Which, perhaps, is why today's energy-conservation messages - spicy, homespun, and sometimes downright humorous - are emerging from the grass roots.
Take the campiness of the World War II-era propaganda in the Greenpeace video (which can be found at www.greenribbonpledge.org). It opens with a black-and-white declaration in capital letters: "Doing Our Part At Home In The Battle Against Evil!" Scratchy lines run down the screen as the "newsreel" rolls.
"[Humor] is the best way to lead people into what you're trying to teach them," says Mr. Fiore, the cartoonist who created the video. "With animation, you can get away with something that, if you wrote it down, would sound heavy handed."

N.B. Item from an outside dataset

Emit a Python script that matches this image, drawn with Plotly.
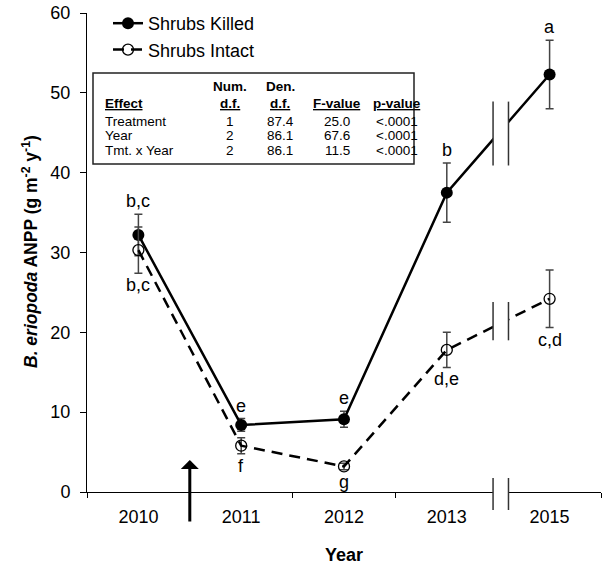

The "Patriot's Energy Pledge" at www.SaveABarrel.org plays it straighter. But the pledge, adorned with red, white, and blue, also has traces of humor. As it admonishes citizens to follow the speed limit, Revolutionary War fifers march across the top of the screen.
A coalition of economists, environmentalists, and businessmen, led by energy experts Larry Rockefeller and Peter Fox- Penner, developed the pledge. Despite no marketing budget, 40,000 people have signed.
For her part, Liz Moore of Lakewood, Colo. would settle for 400. After three months, her resolution at Smart Energy (www.energysmart.net) has just 250 signers. But Ms. Moore couldn't be more optimistic.
The site has given Moore, who worked in the 1980s for the National Renewable Energy Laboratory, a new sense of purpose. "There's an awful lot of fear, and anger, and negative stuff floating around, but we don't have any place to channel it," she says. "In a time like this, if you can make the connection to, yes, this is about oil, then you can be energized to go out and do something constructive."
Although her efforts were slowed by a death in the family, Moore has big plans. "It seems to me that [America] could help the world with [energy]," she exclaims. "We're geniuses at inventing things! We could produce the cheapest energy-efficient products. The opportunities are just everywhere."